An equivalent total of Bt65 million in bank deposits will be sought by the NACC for asset seizure.
Nittiphun said there had been coordination with US authorities in freezing Juthamas’ overseas bank accounts under a United Nations anti-corruption convention.
The US investigation into this case started in early 2010 when the FBI took legal action against Gerald and Patricia Green for breaking the US law on foreign corrupt practices.
Money was paid to the Thai chief of tourism affairs for the rights to hold the then-popular and lucrative international film event in Bangkok.
Later, the NACC received help from the US Justice Department and FBI, which provided all the legal documents in this case to Thai authorities for further action against the former tourism chief.

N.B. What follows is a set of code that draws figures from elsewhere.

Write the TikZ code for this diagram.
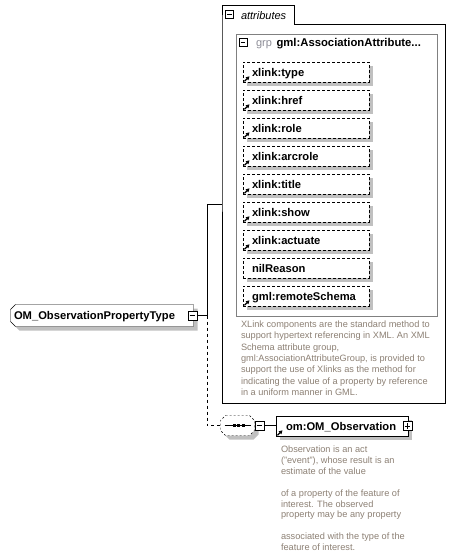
\documentclass[tikz,border=0pt]{standalone}
\usepackage{fontspec}
\setmainfont{Liberation Sans}
\usetikzlibrary{shadows,calc,arrows.meta,backgrounds}
\definecolor{anncol}{RGB}{140,128,116}
\definecolor{shadowc}{RGB}{192,192,192}
\definecolor{grpframe}{RGB}{128,128,128}
\definecolor{grpcol}{RGB}{140,140,150}
\newcommand\lblfont{\fontsize{11.2}{13}\selectfont\bfseries}
\newcommand\annfont{\fontsize{9.2}{11}\selectfont}
\newcommand\refmark[1]{\draw[line width=1.2pt,-{Triangle[length=3.6pt,width=3.8pt]}] ($(#1.south west)+(2,-1.2)$) -- ++(5,-5);}
\newcommand\minusmark[1]{\draw[line width=0.8pt] ($(#1.west)+(2,0)$) -- ($(#1.east)+(-2,0)$);}
\newcommand\plusmark[1]{\minusmark{#1}\draw[line width=0.8pt] ($(#1.north)+(0,2)$) -- ($(#1.south)+(0,-2)$);}
\begin{document}
\begin{tikzpicture}[x=1pt,y=-1pt,line width=1pt,
  shadowed/.style={drop shadow={shadow xshift=4pt,shadow yshift=-4pt,opacity=1,fill=shadowc}},
  attrbox/.style={draw,dash pattern=on 3pt off 2pt,fill=white,shadowed,minimum height=20pt,inner ysep=0pt,inner xsep=9pt,text width=108pt,align=left,text height=8pt,text depth=0pt,font=\lblfont},
  expbox/.style={draw,fill=white,line width=0.8pt,minimum size=9pt,inner sep=0pt},
  ann/.style={anchor=base west,inner sep=0pt,text=anncol,font=\annfont},
  conn/.style={line width=1pt},
  dconn/.style={line width=1pt,dash pattern=on 3pt off 3pt}]
\useasboundingbox (0,0) rectangle (455,558);

% attributes container
\node[inner sep=0pt,minimum width=222.5pt,minimum height=378pt,anchor=north west] (attrs) at (222,24) {};
\draw (attrs.north west) -- ++(0,-19) -- ++(72,0) -- ++(0,19) -- (attrs.north east) -- (attrs.south east) -- (attrs.south west) -- cycle;
\node[expbox,minimum size=8pt] (attrsm) at (229.5,14.5) {};
\minusmark{attrsm}
\node[anchor=base west,inner sep=0pt,font=\fontsize{11}{13}\selectfont\itshape] (attrslbl) at (240.5,19) {attributes};

% attribute group
\node[draw=grpframe,inner sep=0pt,minimum width=201pt,minimum height=282.5pt,anchor=north west] (grp) at (235.5,33.5) {};
\node[expbox,minimum size=8pt] (grpm) at (243,42.5) {};
\minusmark{grpm}
\node[anchor=base west,inner sep=0pt,text=grpcol,font=\fontsize{11}{13}\selectfont] (grpk) at (255.5,46.5) {grp};
\node[anchor=base west,inner sep=0pt,font=\fontsize{11.3}{13}\selectfont\bfseries] (grpn) at (276,46.5) {gml:AssociationAttribute...};

\foreach \i/\lab/\hasref in {1/xlink:type/1,2/xlink:href/1,3/xlink:role/1,4/xlink:arcrole/1,5/xlink:title/1,6/xlink:show/1,7/xlink:actuate/1,8/nilReason/0,9/gml:remoteSchema/1}{
  \node[attrbox] (a\i) at (306,{72+28*(\i-1)}) {\lab};
  \ifnum\hasref=1 \refmark{a\i}\fi
}

% annotation of attribute group
\node[ann] (ann1) at (240.5,327.5) {XLink components are the standard method to};
\node[ann] (ann2) at (240.5,338.8) {support hypertext referencing in XML. An XML};
\node[ann] (ann3) at (240.5,350.1) {Schema attribute group,};
\node[ann] (ann4) at (240.5,361.4) {gml:AssociationAttributeGroup, is provided to};
\node[ann] (ann5) at (240.5,372.7) {support the use of Xlinks as the method for};
\node[ann] (ann6) at (240.5,384.0) {indicating the value of a property by reference};
\node[ann] (ann7) at (240.5,395.3) {in a uniform manner in GML.};

% root element
\node[inner xsep=3pt,inner ysep=0pt,text width=176pt,align=left,minimum height=21pt,text height=8pt,text depth=0pt,font=\lblfont] (root) at (102,315.5) {OM\_ObservationPropertyType};
\begin{scope}[on background layer]
\draw[shadowed,fill=white] ($(root.north west)+(5,0)$) -- (root.north east) -- (root.south east) -- ($(root.south west)+(5,0)$) -- ($(root.south west)+(0,-5)$) -- ($(root.north west)+(0,5)$) -- cycle;
\end{scope}
\node[expbox] (rootm) at (192.5,315.5) {};
\minusmark{rootm}

\coordinate (j) at (207,315.5);
\coordinate (jt) at (207,204);
\draw[conn] (rootm.east) -- (j) -- (jt) -- (jt -| attrs.west);

% sequence compositor
\node[inner sep=0pt,minimum width=33pt,minimum height=19pt] (comp) at (237.5,425.5) {};
\begin{scope}[on background layer]
\draw[shadowed,fill=white,dash pattern=on 2pt off 2pt] ($(comp.north west)+(5,0)$) -- ($(comp.north east)+(-5,0)$) -- ($(comp.north east)+(0,5)$) -- ($(comp.south east)+(0,-5)$) -- ($(comp.south east)+(-5,0)$) -- ($(comp.south west)+(5,0)$) -- ($(comp.south west)+(0,-5)$) -- ($(comp.north west)+(0,5)$) -- cycle;
\end{scope}
\draw[line width=1pt] ($(comp.west)+(4,0)$) -- ($(comp.east)+(-4,0)$);
\foreach \dx in {-5,-0.5,4}{
  \fill ($(comp.center)+(\dx,-1.5)$) rectangle ++(3,3);
}
\draw[dconn] (j) -- (j |- comp.west) -- (comp.west);
\node[expbox] (compm) at (259.5,425.5) {};
\minusmark{compm}
\draw[conn] (comp.east) -- (compm.west);

% OM_Observation element
\node[draw,fill=white,shadowed,inner xsep=10pt,inner ysep=0pt,text width=112pt,align=left,minimum height=20pt,text height=8.3pt,text depth=0pt,font=\lblfont] (obs) at (342,426) {om:OM\_Observation};
\refmark{obs}
\node[expbox] (obsp) at (407.5,426) {};
\plusmark{obsp}
\draw[conn] (compm.east) -- (compm.east -| obs.west);

% annotation of OM_Observation
\node[ann] (oann1) at (280.5,452.5) {Observation is an act};
\node[ann] (oann2) at (280.5,463.4) {("event"), whose result is an};
\node[ann] (oann3) at (280.5,474.3) {estimate of the value};
\node[ann] (oann4) at (280.5,496.1) {of a property of the feature of};
\node[ann] (oann5) at (280.5,507.0) {interest. The observed};
\node[ann] (oann6) at (280.5,517.9) {property may be any property};
\node[ann] (oann7) at (280.5,539.7) {associated with the type of the};
\node[ann] (oann8) at (280.5,550.6) {feature of interest.};
\end{tikzpicture}
\end{document}
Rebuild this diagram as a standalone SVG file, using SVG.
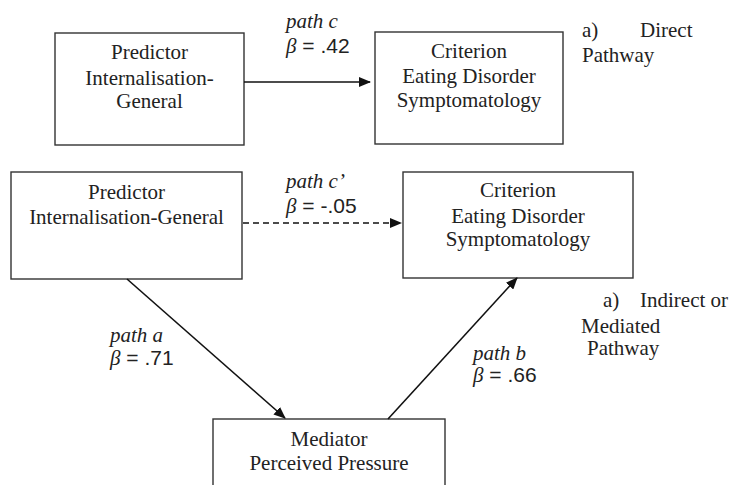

The ill-gotten funds were reportedly put under the name of Juthamas’ daughter and later deposited in multiple foreign bank accounts.
The amount of funds in this case is less than a recent Rolls Royce-Thai Airways International bribery case, in which more than Bt1.2-billion worth of bribes were allegedly paid to Thai officials.
The NACC is still in the early stages of building the case against wrongdoers in the Rolls-Royce-THAI case, including former transport and deputy transport ministers, a former THAI chairman and a former THAI president, as well as other senior airline and government officials.
Based on documents from UK and US authorities, there was evidence that Rolls Royce, a UK-based aircraft engine maker, paid multi-billion-baht bribes to Thai officials in return for the contracts to sell engines to the national-flag carrier from the 1990’s to early 2000’s.